Dataset content:

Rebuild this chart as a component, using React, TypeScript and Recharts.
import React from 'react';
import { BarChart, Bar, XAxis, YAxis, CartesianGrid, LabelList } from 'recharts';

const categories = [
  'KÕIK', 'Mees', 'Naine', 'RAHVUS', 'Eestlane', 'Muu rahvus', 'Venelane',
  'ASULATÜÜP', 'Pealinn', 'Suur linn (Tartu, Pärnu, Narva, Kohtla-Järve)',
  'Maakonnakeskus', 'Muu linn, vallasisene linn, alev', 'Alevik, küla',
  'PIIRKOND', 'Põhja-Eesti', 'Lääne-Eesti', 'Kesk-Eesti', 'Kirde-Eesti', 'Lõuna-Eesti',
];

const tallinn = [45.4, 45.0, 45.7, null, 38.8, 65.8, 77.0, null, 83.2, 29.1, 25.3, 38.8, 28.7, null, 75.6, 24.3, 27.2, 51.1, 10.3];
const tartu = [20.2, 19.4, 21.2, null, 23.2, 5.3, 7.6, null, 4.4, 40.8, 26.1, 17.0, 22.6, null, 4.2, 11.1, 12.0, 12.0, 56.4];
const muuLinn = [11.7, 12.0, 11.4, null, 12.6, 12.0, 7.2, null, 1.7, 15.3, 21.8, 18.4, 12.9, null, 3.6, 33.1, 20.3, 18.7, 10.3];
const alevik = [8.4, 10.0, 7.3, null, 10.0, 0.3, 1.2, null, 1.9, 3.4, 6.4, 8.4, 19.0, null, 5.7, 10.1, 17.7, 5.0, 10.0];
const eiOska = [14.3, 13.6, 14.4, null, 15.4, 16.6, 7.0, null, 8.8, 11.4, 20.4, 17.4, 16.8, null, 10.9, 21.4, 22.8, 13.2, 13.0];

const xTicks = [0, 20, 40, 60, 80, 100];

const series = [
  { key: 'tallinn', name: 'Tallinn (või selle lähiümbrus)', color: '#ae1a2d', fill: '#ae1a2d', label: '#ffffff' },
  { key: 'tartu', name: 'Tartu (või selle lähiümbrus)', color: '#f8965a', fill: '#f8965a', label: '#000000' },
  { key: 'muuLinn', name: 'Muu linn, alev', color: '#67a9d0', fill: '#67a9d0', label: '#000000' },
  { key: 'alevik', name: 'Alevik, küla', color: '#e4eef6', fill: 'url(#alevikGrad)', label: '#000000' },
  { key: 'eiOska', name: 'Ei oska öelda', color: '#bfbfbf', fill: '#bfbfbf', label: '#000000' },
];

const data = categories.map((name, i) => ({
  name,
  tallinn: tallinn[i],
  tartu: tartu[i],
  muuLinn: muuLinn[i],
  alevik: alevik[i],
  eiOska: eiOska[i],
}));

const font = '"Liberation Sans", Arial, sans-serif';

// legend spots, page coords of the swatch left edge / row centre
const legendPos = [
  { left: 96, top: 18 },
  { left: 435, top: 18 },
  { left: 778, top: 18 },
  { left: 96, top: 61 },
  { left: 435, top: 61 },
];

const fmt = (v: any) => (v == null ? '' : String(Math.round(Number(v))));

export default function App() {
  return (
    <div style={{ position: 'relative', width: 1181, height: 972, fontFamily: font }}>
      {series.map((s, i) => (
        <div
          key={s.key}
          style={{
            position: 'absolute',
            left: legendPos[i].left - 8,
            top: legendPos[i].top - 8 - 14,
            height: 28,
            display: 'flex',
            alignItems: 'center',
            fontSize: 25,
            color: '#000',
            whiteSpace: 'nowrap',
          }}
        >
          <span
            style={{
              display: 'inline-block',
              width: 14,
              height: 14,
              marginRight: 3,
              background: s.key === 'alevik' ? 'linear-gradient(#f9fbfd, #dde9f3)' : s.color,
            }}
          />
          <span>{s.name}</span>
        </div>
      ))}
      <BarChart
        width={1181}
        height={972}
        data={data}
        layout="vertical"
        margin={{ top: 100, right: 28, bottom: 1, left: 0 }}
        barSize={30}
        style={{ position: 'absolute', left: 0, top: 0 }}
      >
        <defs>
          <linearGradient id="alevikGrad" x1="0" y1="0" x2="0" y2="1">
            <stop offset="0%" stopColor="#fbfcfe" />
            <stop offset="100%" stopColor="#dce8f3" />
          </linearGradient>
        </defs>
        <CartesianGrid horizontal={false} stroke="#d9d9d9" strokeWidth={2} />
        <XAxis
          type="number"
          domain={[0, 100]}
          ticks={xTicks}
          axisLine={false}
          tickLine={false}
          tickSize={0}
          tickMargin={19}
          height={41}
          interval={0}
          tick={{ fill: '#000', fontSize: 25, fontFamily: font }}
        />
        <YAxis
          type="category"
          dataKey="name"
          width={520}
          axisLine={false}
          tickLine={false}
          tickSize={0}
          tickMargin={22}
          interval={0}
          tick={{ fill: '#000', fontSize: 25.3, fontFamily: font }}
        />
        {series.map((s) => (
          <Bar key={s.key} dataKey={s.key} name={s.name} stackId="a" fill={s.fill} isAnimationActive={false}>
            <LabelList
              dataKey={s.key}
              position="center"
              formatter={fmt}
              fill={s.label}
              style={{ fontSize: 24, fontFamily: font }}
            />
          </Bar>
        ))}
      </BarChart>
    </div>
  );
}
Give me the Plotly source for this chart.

Exercise instructions: Can you restate every record above word for word?

The solution:
Rebuild this chart as a component, using React, TypeScript and Recharts.
import React from 'react';
import { BarChart, Bar, XAxis, YAxis, CartesianGrid, LabelList } from 'recharts';

const categories = [
  'KÕIK', 'Mees', 'Naine', 'RAHVUS', 'Eestlane', 'Muu rahvus', 'Venelane',
  'ASULATÜÜP', 'Pealinn', 'Suur linn (Tartu, Pärnu, Narva, Kohtla-Järve)',
  'Maakonnakeskus', 'Muu linn, vallasisene linn, alev', 'Alevik, küla',
  'PIIRKOND', 'Põhja-Eesti', 'Lääne-Eesti', 'Kesk-Eesti', 'Kirde-Eesti', 'Lõuna-Eesti',
];

const tallinn = [45.4, 45.0, 45.7, null, 38.8, 65.8, 77.0, null, 83.2, 29.1, 25.3, 38.8, 28.7, null, 75.6, 24.3, 27.2, 51.1, 10.3];
const tartu = [20.2, 19.4, 21.2, null, 23.2, 5.3, 7.6, null, 4.4, 40.8, 26.1, 17.0, 22.6, null, 4.2, 11.1, 12.0, 12.0, 56.4];
const muuLinn = [11.7, 12.0, 11.4, null, 12.6, 12.0, 7.2, null, 1.7, 15.3, 21.8, 18.4, 12.9, null, 3.6, 33.1, 20.3, 18.7, 10.3];
const alevik = [8.4, 10.0, 7.3, null, 10.0, 0.3, 1.2, null, 1.9, 3.4, 6.4, 8.4, 19.0, null, 5.7, 10.1, 17.7, 5.0, 10.0];
const eiOska = [14.3, 13.6, 14.4, null, 15.4, 16.6, 7.0, null, 8.8, 11.4, 20.4, 17.4, 16.8, null, 10.9, 21.4, 22.8, 13.2, 13.0];

const xTicks = [0, 20, 40, 60, 80, 100];

const series = [
  { key: 'tallinn', name: 'Tallinn (või selle lähiümbrus)', color: '#ae1a2d', fill: '#ae1a2d', label: '#ffffff' },
  { key: 'tartu', name: 'Tartu (või selle lähiümbrus)', color: '#f8965a', fill: '#f8965a', label: '#000000' },
  { key: 'muuLinn', name: 'Muu linn, alev', color: '#67a9d0', fill: '#67a9d0', label: '#000000' },
  { key: 'alevik', name: 'Alevik, küla', color: '#e4eef6', fill: 'url(#alevikGrad)', label: '#000000' },
  { key: 'eiOska', name: 'Ei oska öelda', color: '#bfbfbf', fill: '#bfbfbf', label: '#000000' },
];

const data = categories.map((name, i) => ({
  name,
  tallinn: tallinn[i],
  tartu: tartu[i],
  muuLinn: muuLinn[i],
  alevik: alevik[i],
  eiOska: eiOska[i],
}));

const font = '"Liberation Sans", Arial, sans-serif';

// legend spots, page coords of the swatch left edge / row centre
const legendPos = [
  { left: 96, top: 18 },
  { left: 435, top: 18 },
  { left: 778, top: 18 },
  { left: 96, top: 61 },
  { left: 435, top: 61 },
];

const fmt = (v: any) => (v == null ? '' : String(Math.round(Number(v))));

export default function App() {
  return (
    <div style={{ position: 'relative', width: 1181, height: 972, fontFamily: font }}>
      {series.map((s, i) => (
        <div
          key={s.key}
          style={{
            position: 'absolute',
            left: legendPos[i].left - 8,
            top: legendPos[i].top - 8 - 14,
            height: 28,
            display: 'flex',
            alignItems: 'center',
            fontSize: 25,
            color: '#000',
            whiteSpace: 'nowrap',
          }}
        >
          <span
            style={{
              display: 'inline-block',
              width: 14,
              height: 14,
              marginRight: 3,
              background: s.key === 'alevik' ? 'linear-gradient(#f9fbfd, #dde9f3)' : s.color,
            }}
          />
          <span>{s.name}</span>
        </div>
      ))}
      <BarChart
        width={1181}
        height={972}
        data={data}
        layout="vertical"
        margin={{ top: 100, right: 28, bottom: 1, left: 0 }}
        barSize={30}
        style={{ position: 'absolute', left: 0, top: 0 }}
      >
        <defs>
          <linearGradient id="alevikGrad" x1="0" y1="0" x2="0" y2="1">
            <stop offset="0%" stopColor="#fbfcfe" />
            <stop offset="100%" stopColor="#dce8f3" />
          </linearGradient>
        </defs>
        <CartesianGrid horizontal={false} stroke="#d9d9d9" strokeWidth={2} />
        <XAxis
          type="number"
          domain={[0, 100]}
          ticks={xTicks}
          axisLine={false}
          tickLine={false}
          tickSize={0}
          tickMargin={19}
          height={41}
          interval={0}
          tick={{ fill: '#000', fontSize: 25, fontFamily: font }}
        />
        <YAxis
          type="category"
          dataKey="name"
          width={520}
          axisLine={false}
          tickLine={false}
          tickSize={0}
          tickMargin={22}
          interval={0}
          tick={{ fill: '#000', fontSize: 25.3, fontFamily: font }}
        />
        {series.map((s) => (
          <Bar key={s.key} dataKey={s.key} name={s.name} stackId="a" fill={s.fill} isAnimationActive={false}>
            <LabelList
              dataKey={s.key}
              position="center"
              formatter={fmt}
              fill={s.label}
              style={{ fontSize: 24, fontFamily: font }}
            />
          </Bar>
        ))}
      </BarChart>
    </div>
  );
}
Give me the Plotly source for this chart.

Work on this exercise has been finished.